This application claims the priority benefit of Taiwan application serial no. 96116272, filed on May 8, 2007. The entirety the above-mentioned patent application is hereby incorporated by reference herein and made a part of specification.
1. Field of the Invention
The present invention generally relates to an Optically Compensated Bend mode Liquid Crystal Display (OCB LCD), and more particularly to a pixel and driving method thereof for an OCB LCD.

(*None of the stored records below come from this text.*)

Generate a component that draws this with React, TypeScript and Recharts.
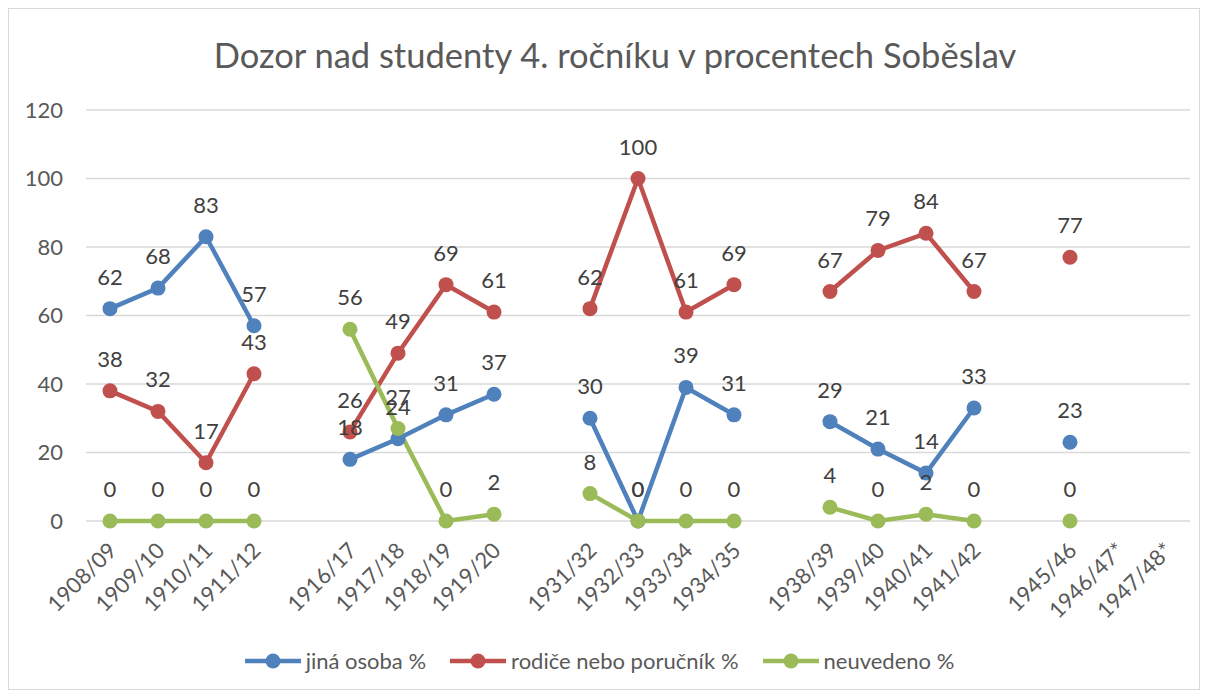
import React from 'react';
import { LineChart, Line, XAxis, YAxis, CartesianGrid, LabelList, Legend } from 'recharts';

const categories = ['1908/09', '1909/10', '1910/11', '1911/12', ' ', '1916/17', '1917/18', '1918/19', '1919/20', '  ', '1931/32', '1932/33', '1933/34', '1934/35', '   ', '1938/39', '1939/40', '1940/41', '1941/42', '    ', '1945/46', '1946/47*', '1947/48*'];
const jinaOsoba = [62, 68, 83, 57, null, 18, 24, 31, 37, null, 30, 0, 39, 31, null, 29, 21, 14, 33, null, 23, null, null];
const rodice = [38, 32, 17, 43, null, 26, 49, 69, 61, null, 62, 100, 61, 69, null, 67, 79, 84, 67, null, 77, null, null];
const neuvedeno = [0, 0, 0, 0, null, 56, 27, 0, 2, null, 8, 0, 0, 0, null, 4, 0, 2, 0, null, 0, null, null];
const yTicks = [0, 20, 40, 60, 80, 100, 120];

const series = [
  { key: 'jina', name: 'jiná osoba %', color: '#4F81BD' },
  { key: 'rodice', name: 'rodiče nebo poručník %', color: '#C0504D' },
  { key: 'neuvedeno', name: 'neuvedeno %', color: '#9BBB59' },
];

const data = categories.map((c, i) => ({
  year: c,
  jina: jinaOsoba[i],
  rodice: rodice[i],
  neuvedeno: neuvedeno[i],
}));

const FONT = 'Lato, "Open Sans", sans-serif';
const TEXT = '#595959';

const XTick = (props: any) => {
  const { x, y, payload } = props;
  return (
    <g transform={`translate(${x + 8},${y + 23})`}>
      <text x={0} y={0} textAnchor="end" transform="rotate(-45)" fill={TEXT} fontSize={22} fontFamily={FONT}>
        {payload.value.trim()}
      </text>
    </g>
  );
};

const LegendContent = () => (
  <div style={{ display: 'flex', justifyContent: 'center', alignItems: 'center', fontFamily: FONT, fontSize: 22, color: TEXT, paddingLeft: 24 }}>
    {series.map((s) => (
      <div key={s.key} style={{ display: 'flex', alignItems: 'center', marginRight: 24 }}>
        <svg width={56} height={20} style={{ marginRight: 5 }}>
          <line x1={0} y1={10} x2={56} y2={10} stroke={s.color} strokeWidth={4.5} />
          <circle cx={28} cy={10} r={7.5} fill={s.color} />
        </svg>
        <span>{s.name}</span>
      </div>
    ))}
  </div>
);

export default function App() {
  return (
    <div style={{ position: 'relative', width: 1190, height: 680, border: '1px solid #D9D9D9', background: '#fff' }}>
      <div style={{ position: 'absolute', left: 0, width: 1212, top: 25, textAlign: 'center', fontFamily: FONT, fontSize: 34.5, color: TEXT }}>
        Dozor nad studenty 4. ročníku v procentech Soběslav
      </div>
      <LineChart width={1190} height={680} data={data} margin={{ top: 101, right: 9, bottom: 15, left: 0 }}>
        <CartesianGrid vertical={false} stroke="#D9D9D9" strokeWidth={1.3} />
        <XAxis dataKey="year" scale="band" interval={0} axisLine={false} tickLine={false} tick={<XTick />} height={126} />
        <YAxis domain={[0, 120]} ticks={yTicks} axisLine={false} tickLine={false} width={77} tickMargin={17}
          tick={{ fill: TEXT, fontSize: 22, fontFamily: FONT }} />
        <Legend verticalAlign="bottom" content={<LegendContent />} />
        {series.map((s) => (
          <Line key={s.key} dataKey={s.key} name={s.name} stroke={s.color} strokeWidth={4.5}
            dot={{ r: 7.5, fill: s.color, stroke: s.color, strokeWidth: 0 }} activeDot={false}
            isAnimationActive={false} connectNulls={false}>
            <LabelList dataKey={s.key} position="top" offset={24} fill="#404040" fontSize={22} fontFamily={FONT} />
          </Line>
        ))}
      </LineChart>
    </div>
  );
}
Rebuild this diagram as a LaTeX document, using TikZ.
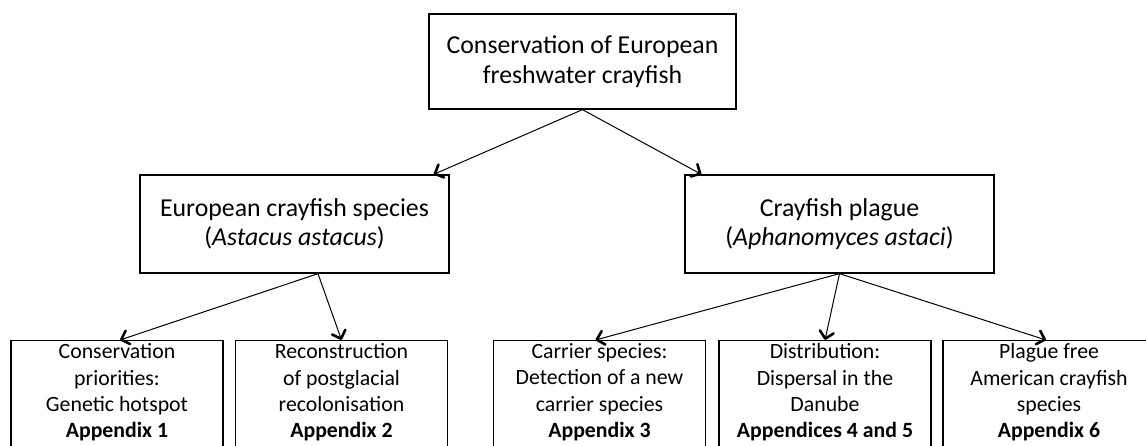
\documentclass[tikz,border=0pt]{standalone}
\usepackage{fontspec}
\setmainfont{Carlito}
\usetikzlibrary{arrows.meta}

\tikzset{
    topbox/.style={draw, line width=1.3pt, minimum width=307pt, minimum height=95pt,
        align=center, font=\fontsize{25.8}{29.5}\selectfont},
    midbox/.style={draw, line width=1.3pt, minimum width=309pt, minimum height=98pt,
        align=center, font=\fontsize{25.8}{28.5}\selectfont},
    leafbox/.style={draw, line width=1.3pt, minimum width=212pt, minimum height=130pt, anchor=north},
    leaftext/.style={anchor=north, inner sep=3.5pt, align=center, font=\fontsize{21.8}{26.3}\selectfont},
    arr/.style={line width=1pt, -{Straight Barb[length=7pt,width=14pt,line width=2.6pt,round]}}
}

\begin{document}
\begin{tikzpicture}[x=1pt,y=-1pt]

    % Fix the size of the picture
    \useasboundingbox (0,0) rectangle (1146,446);
    \clip (0,0) rectangle (1146,446);

    % Draw the top box
    \node[topbox] (cons) at (582.5,61.5) {Conservation of European\\freshwater crayfish};

    % Draw the two middle boxes
    \node[midbox] (astacus) at (294.5,224) {European crayfish species\\(\textit{Astacus astacus})};
    \node[midbox] (plague) at (839.5,224) {Crayfish plague\\(\textit{Aphanomyces astaci})};

    % Draw the bottom boxes, cut off by the lower edge
    \node[leafbox] (hotspot) at (117,340) {};
    \node[leafbox] (recol) at (341.5,340) {};
    \node[leafbox] (carrier) at (599.5,340) {};
    \node[leafbox] (danube) at (825,340) {};
    \node[leafbox] (free) at (1049,340) {};

    % Add the texts of the bottom boxes
    \node[leaftext] (hotspottext) at (hotspot.north) {Conservation\\priorities:\\Genetic hotspot\\\textbf{Appendix 1}};
    \node[leaftext] (recoltext) at (recol.north) {Reconstruction\\of postglacial\\recolonisation\\\textbf{Appendix 2}};
    \node[leaftext] (carriertext) at (carrier.north) {Carrier species:\\Detection of a new\\carrier species\\\textbf{Appendix 3}};
    \node[leaftext] (danubetext) at (danube.north) {Distribution:\\Dispersal in the\\Danube\\\textbf{Appendices 4 and 5}};
    \node[leaftext] (freetext) at (free.north) {Plague free\\American crayfish\\species\\\textbf{Appendix 6}};

    % Draw the arrows from the top box
    \draw[arr] (cons.south) -- ([xshift=-16pt]astacus.north east);
    \draw[arr] (cons.south) -- ([xshift=17pt]plague.north west);

    % Draw the arrows from the middle boxes
    \draw[arr] ([xshift=23.5pt]astacus.south) -- ([xshift=3pt]hotspot.north);
    \draw[arr] ([xshift=23.5pt]astacus.south) -- (recol.north);
    \draw[arr] (plague.south) -- ([xshift=-4pt]carrier.north);
    \draw[arr] (plague.south) -- (danube.north);
    \draw[arr] (plague.south) -- ([xshift=-3pt]free.north);

\end{tikzpicture}
\end{document}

2. Description of Related Art
To correspond with our modern living style, the volume and weight of video or image devices are decreasing all the time. Although the conventional Cathode Ray Tube (CRT) still has its advantages, the electron gun structure renders the display bulky, and the radiation produced by the electrons bombarding the fluorescent screen is also harmful to the human eyes. Therefore, through the rapid development of optical-electrical technology and semiconductor processing technology, flat panel displays such as Liquid Crystal Display (LCD), Organic Light-Emitting Display (OLED) or Plasma Display Panel (PDP) have become the mainstream display product.
In the field of LCD, the OCB LCD has a fast response and a wide viewing angle. With these advantages, OCB LCD has great potential for developing into large LCD. However, the leakage current problem of Thin Film Transistor (TFT) is the common bottleneck encountered by all kinds of LCD, particularly for OCB LCD.

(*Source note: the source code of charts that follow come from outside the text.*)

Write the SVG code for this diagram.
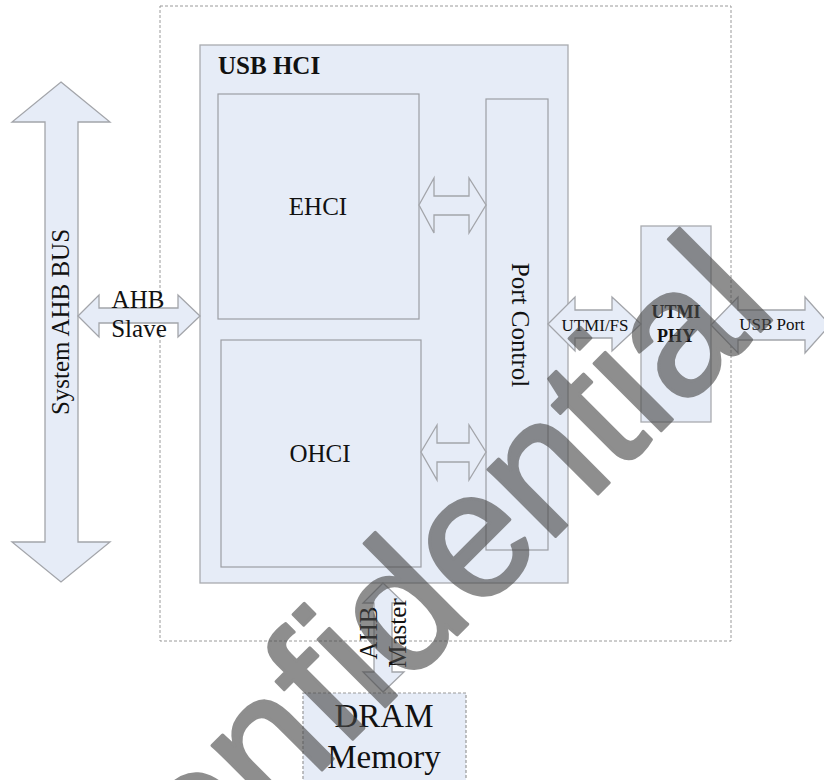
<svg xmlns="http://www.w3.org/2000/svg" width="824" height="780" viewBox="0 0 824 780">
<style>
.box{fill:#e6ecf7;stroke:#a9abb0;stroke-width:1.3}
.inner{fill:#e6ecf7;stroke:#9c9ea4;stroke-width:1.2}
.dash{fill:none;stroke:#9a9a9a;stroke-width:1;stroke-dasharray:3 2}
.arr{fill:#e6ecf7;stroke:#a3a5aa;stroke-width:1.3;stroke-linejoin:miter}
.t{font-family:"Liberation Serif","Times New Roman",serif;fill:#111;font-size:25px}
.s{font-family:"Liberation Serif","Times New Roman",serif;fill:#111;font-size:17px}
.b{font-weight:bold}
.wm{font-family:"Liberation Sans",Arial,sans-serif;font-size:180px;fill:#4a4a4a;stroke:#4a4a4a;stroke-width:3;stroke-linejoin:round}
</style>
<rect id="chip-boundary" class="dash" x="160" y="6" width="571" height="635"/>
<g id="usb-hci">
  <rect class="box" x="200" y="45" width="368" height="538"/>
  <text class="t b" x="218" y="74">USB HCI</text>
</g>
<g id="ehci">
  <rect class="inner" x="218" y="94" width="201" height="225"/>
  <text class="t" x="318" y="215" text-anchor="middle">EHCI</text>
</g>
<g id="ohci">
  <rect class="inner" x="221" y="340" width="200" height="227"/>
  <text class="t" x="320" y="462" text-anchor="middle">OHCI</text>
</g>
<g id="port-control">
  <rect class="inner" x="486" y="99" width="62" height="451"/>
  <text class="t" transform="translate(512,325) rotate(90)" text-anchor="middle">Port Control</text>
</g>
<g id="utmi-phy">
  <rect class="box" x="641" y="226" width="70" height="196"/>
  <text class="s b" x="676" y="318" text-anchor="middle" style="font-size:18px">UTMI</text>
  <text class="s b" x="676" y="342" text-anchor="middle" style="font-size:18px">PHY</text>
</g>
<g id="dram">
  <rect class="inner" x="303" y="693" width="163" height="100" style="stroke-dasharray:3 2;stroke:#999"/>
  <text class="t" x="384" y="727" text-anchor="middle" style="font-size:33px">DRAM</text>
  <text class="t" x="384" y="768" text-anchor="middle" style="font-size:33px">Memory</text>
</g>
<g id="system-ahb-bus">
  <polygon class="arr" points="61,82 110,122 78,122 78,542 110,542 61,582 12,542 45,542 45,122 12,122"/>
  <text class="t" transform="translate(69,322) rotate(-90)" text-anchor="middle">System AHB BUS</text>
</g>
<g id="connectors">
  <g id="ahb-slave">
    <polygon class="arr" points="78,316 99,295 99,308 178,308 178,295 200,316 178,337 178,323 99,323 99,337"/>
    <text class="t" x="138" y="308" text-anchor="middle">AHB</text>
    <text class="t" x="139" y="337" text-anchor="middle">Slave</text>
  </g>
  <polygon id="ehci-port" class="arr" points="419,205 434,178 434,196 469,196 469,178 486,205 469,233 469,215 434,215 434,233"/>
  <polygon id="ohci-port" class="arr" points="421,452 437,425 437,443 469,443 469,425 486,452 469,480 469,462 437,462 437,480"/>
  <g id="utmi-fs">
    <polygon class="arr" points="548,324 575,297 575,310 612,310 612,297 641,324 612,351 612,338 575,338 575,351"/>
    <text class="s" x="595" y="331" text-anchor="middle">UTMI/FS</text>
  </g>
  <g id="usb-port">
    <polygon class="arr" points="711,325 738,297 738,310 805,310 805,297 830,325 805,353 805,340 738,340 738,353"/>
    <text class="s" x="772" y="330" text-anchor="middle">USB Port</text>
  </g>
  <g id="ahb-master">
    <polygon class="arr" points="383,583 404,603 392,603 392,672 404,672 383,692 363,672 374,672 374,603 363,603"/>
    <text class="t" transform="translate(377,633) rotate(-90)" text-anchor="middle">AHB</text>
    <text class="t" transform="translate(406,633) rotate(-90)" text-anchor="middle">Master</text>
  </g>
</g>
<text class="wm" transform="translate(108,984) rotate(-45)" opacity="0.62">Confidential</text>
</svg>
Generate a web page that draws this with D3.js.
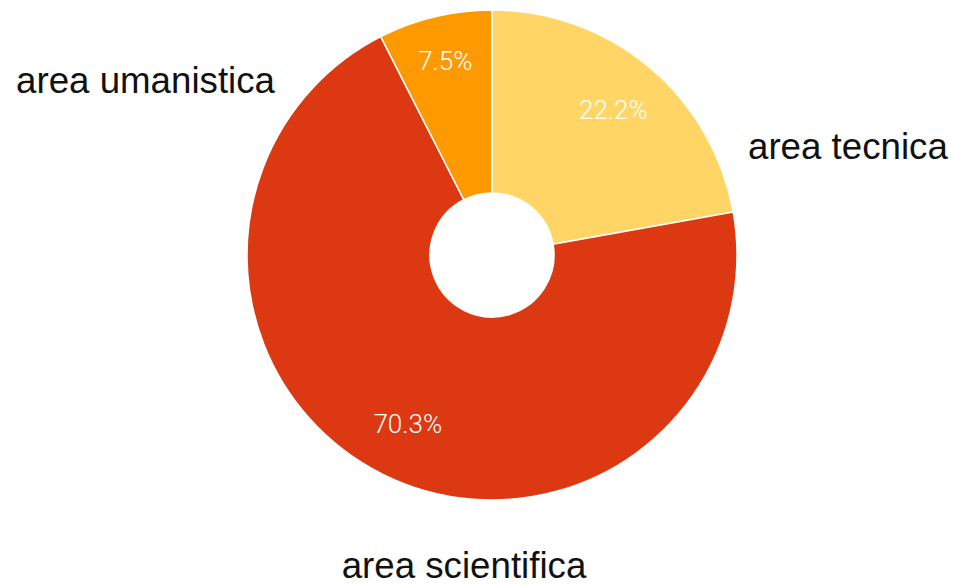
<!DOCTYPE html>
<html>
<head>
<meta charset="utf-8">
<script src="https://d3js.org/d3.v7.min.js"></script>
<style>
  html, body { margin: 0; padding: 0; background: #fff; }
</style>
</head>
<body>
<div id="chart"></div>
<script>
// data
var categories = ["area tecnica", "area scientifica", "area umanistica"];
var shares = [22.2, 70.3, 7.5];
var colors = ["#ffd666", "#dc3912", "#ff9900"];

var width = 953, height = 586;
var cx = 492, cy = 255;
var outerR = 245, innerR = 62;

// where the category names sit, relative to the centre (anchor, dx, baseline dy)
var labelLayout = [
  {anchor: "start", dx: 256, dy: -96},
  {anchor: "middle", dx: -28, dy: 323},
  {anchor: "end", dx: -217, dy: -162}
];

var svg = d3.select("#chart").append("svg")
    .attr("width", width)
    .attr("height", height);

var g = svg.append("g")
    .attr("transform", "translate(" + cx + "," + cy + ")");

var pie = d3.pie().sort(null).value(function(d) { return d; });
var arcs = pie(shares);

var arc = d3.arc().innerRadius(innerR).outerRadius(outerR);
// narrow slices get their label pushed out a bit so it fits
function labelRadius(d) { return (d.endAngle - d.startAngle) < 0.6 ? 200 : 189; }

g.selectAll("path.slice")
    .data(arcs)
    .enter()
    .append("path")
    .attr("class", "slice")
    .attr("d", arc)
    .attr("fill", function(d, i) { return colors[i]; })
    .attr("stroke", "#fff")
    .attr("stroke-width", 1.5);

g.selectAll("text.pct")
    .data(arcs)
    .enter()
    .append("text")
    .attr("class", "pct")
    .attr("transform", function(d) {
      var r = labelRadius(d);
      var c = d3.arc().innerRadius(r).outerRadius(r).centroid(d);
      return "translate(" + c[0] + "," + (c[1] + 9) + ")";
    })
    .attr("text-anchor", "middle")
    .attr("font-family", "Roboto, Arial, sans-serif")
    .attr("font-weight", 300)
    .attr("font-size", "26px")
    .attr("fill", "#ffffff")
    .text(function(d) { return d.data.toFixed(1) + "%"; });

g.selectAll("text.cat")
    .data(categories)
    .enter()
    .append("text")
    .attr("class", "cat")
    .attr("x", function(d, i) { return labelLayout[i].dx; })
    .attr("y", function(d, i) { return labelLayout[i].dy; })
    .attr("text-anchor", function(d, i) { return labelLayout[i].anchor; })
    .attr("font-family", "Liberation Sans, Arial, sans-serif")
    .attr("font-size", "36.7px")
    .attr("fill", "#111")
    .text(function(d) { return d; });
</script>
</body>
</html>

When the liquid crystal is in a bend state, the only thing that needs to be considered is that the white state voltage VPCW (the voltage across liquid crystals during displaying a white image) must be higher than the critical voltage VCR. Otherwise, the liquid crystal may drop back from bend state with higher free energy to the splay state with lower free energy. However, due to the effect of leakage current from TFT or liquid crystal capacitor, the white state voltage VPCW in partial areas of the display panel may be lower than the critical voltage VCR. Therefore, the liquid crystals in the areas may revert back to the splay state so that an abnormal image is displayed. To resolve this problem, the white state voltage VPCW is normally increased so as to maintain the liquid crystals in the bend state with higher free energy. Although this method can prevent the appearance of abnormal images, the light transmittance of the liquid crystals with a white image is sacrificed.
Accordingly, the present invention provides a pixel that can be applied to an Optically Compensated Bend mode Liquid Crystal Display. Together with the driving method of the present invention, a low white state voltage in the bend state is obtained so as to increase the light transmittance during displaying a white image.
The present invention also provides a Liquid Crystal Display that utilizes an over-driving voltage to maintain the white state voltage of the OCB LCD at a lower voltage potential without getting into the splay state. As a result, the light transmittance with a white image is increased so that a brighter white image is obtained.
The present invention also provides a pixel driving method. After charging a liquid crystal capacitor, an over-driving voltage is coupled to the liquid crystal capacitor so as to prevent the liquid crystal from getting into the splay state. Therefore, the white state voltage can be lower so that the light transmittance with a white image is increased and a brighter white image is obtained.
According to an embodiment of the present invention, a pixel is provided. The pixel includes a transistor, a liquid crystal capacitor, a storage capacitor and a coupling capacitor. A first end of the transistor is connected to a data line, and a gate of the transistor is connected to a scan line. The liquid crystal capacitor and the storage capacitor are coupled between a second end of the transistor and a common voltage. The coupling capacitor is connected between the second end of the transistor and a select line.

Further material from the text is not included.